Storage Realities (A.K.A. Where This Thing Lives)

Pole hedge cutters are long. Even the collapsible ones are still… awkward. Before buying, it helps to picture the tool in its off-duty life:

  • Collapsible or detachable poles: Much easier to store behind a door, under a workbench, or along a garage wall without becoming a tripping hazard.
  • Blade sheath that actually stays on: Many are flimsy. A sheath that slips off means the tool becomes a “don’t touch that” object—bad for households with curious kids or chaotic storage habits.
  • Hanging points: A simple hook-friendly design matters. Tools that can’t be hung tend to end up on the floor, where they collect dust and resentment.

Things to Know Before Committing

  • Expect leaf confetti: Even a clean cut produces a blizzard of tiny clippings. Eye protection is less “overcautious” and more “enjoying the rest of the afternoon.”
  • Overhead work is tiring, period: No pole cutter makes gravity disappear. A lighter, better-balanced model simply postpones the fatigue and keeps trimming precise.
  • Hedge type changes everything: Soft, fast-growing greenery trims like butter. Older, woodier hedges can make a tool feel underpowered and lead to more snagging. For very thick growth, a pole saw (or an actual pruning plan) may be the more realistic companion.
  • Maintenance is the quiet deal: Blades need occasional cleaning and oiling. Batteries need charging habits. Gas needs… a relationship.

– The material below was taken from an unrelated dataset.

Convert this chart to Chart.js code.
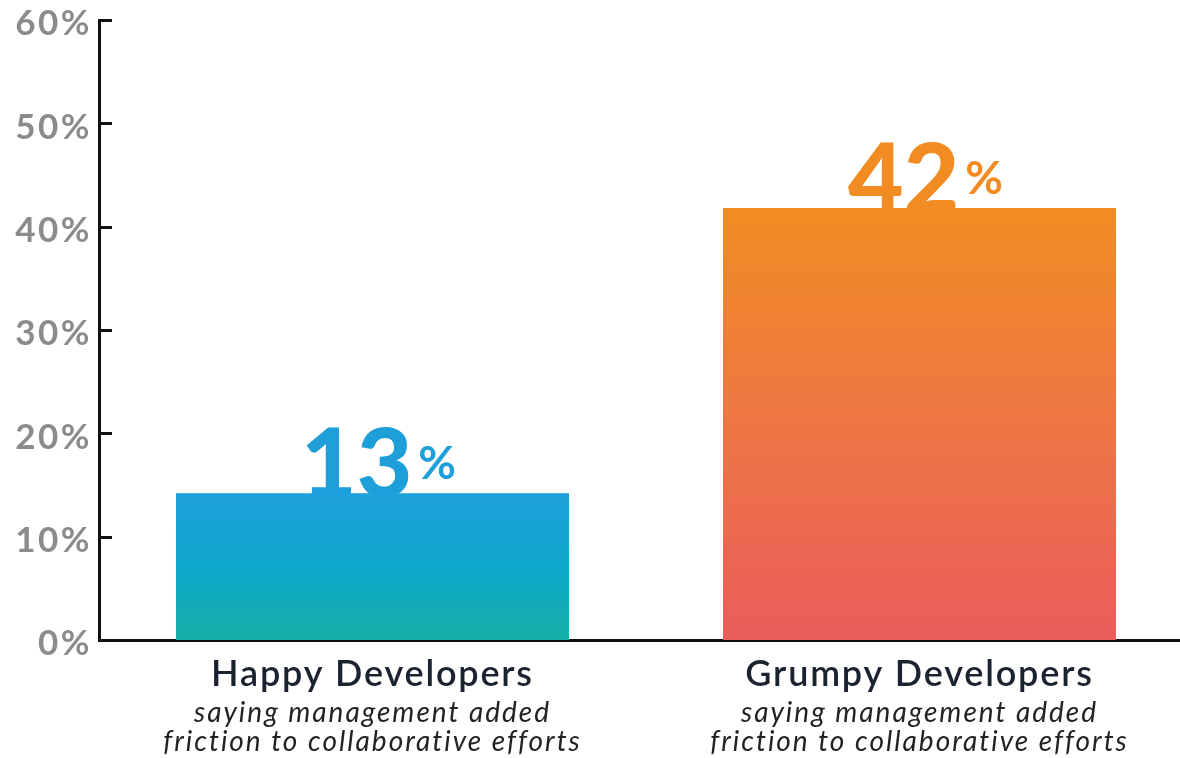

Honest Caveats (Because Perfect Tools Don’t Exist)

  • Long reach can mean less precision: The farther out the blade is, the easier it is to over-trim. Many people end up doing a “rough pass” extended, then shortening the pole to refine—like stepping back from a mirror and then leaning in for eyeliner.
  • Telescoping mechanisms loosen over time: Even good ones can develop a tiny wiggle. It’s not always a deal-breaker, but it can make shaping crisp lines harder.
  • Battery tools can feel heavy in the rear: The pack adds weight near the handle. Sometimes that’s helpful balance; sometimes it feels like carrying a brick while doing overhead yoga.
  • Safety switches can be annoying: Two-hand triggers and lockouts are there for a reason, but on some models they’re positioned in a way that makes hands cramp. Comfort is safety, too.

Guidance: How to Pick the Right One for Your Life

  • Small yard, tidy hedges, easy access to outlets: Corded electric can be wonderfully low-fuss—if the cord won’t turn the experience into a slapstick routine.
  • Average suburban hedges, occasional shaping, minimal drama preferred: Battery is usually the sweet spot: easy, relatively quiet, and quick to deploy for ten-minute touch-ups that somehow turn into forty.
  • Big property, heavy growth, long sessions: Gas still has a place, especially where runtime matters more than noise and maintenance. Just be honest about whether anyone wants to troubleshoot an engine because a hedge “looked a little wild.”
  • Lots of overhead trimming: Prioritize balance, head articulation, and vibration control over raw power. Arms will thank you, and the hedge will look more deliberate.
  • Limited storage (shed packed, garage crowded, city life with a side yard): Look for a model that breaks down or collapses neatly, with a blade cover that doesn’t fall off if someone breathes near it.

The Editorial Bottom Line

The pole hedge cutter worth owning is the one that comes out regularly—not the one that feels impressive in theory. Aim for comfortable handling, a head that angles without drama, and a power source that matches the way the yard actually gets maintained (which is usually: rushed, slightly sweaty, and interrupted by life). A few small annoyances are inevitable. The good tools keep those annoyances small enough that the hedges still get trimmed before they start auditioning as privacy walls.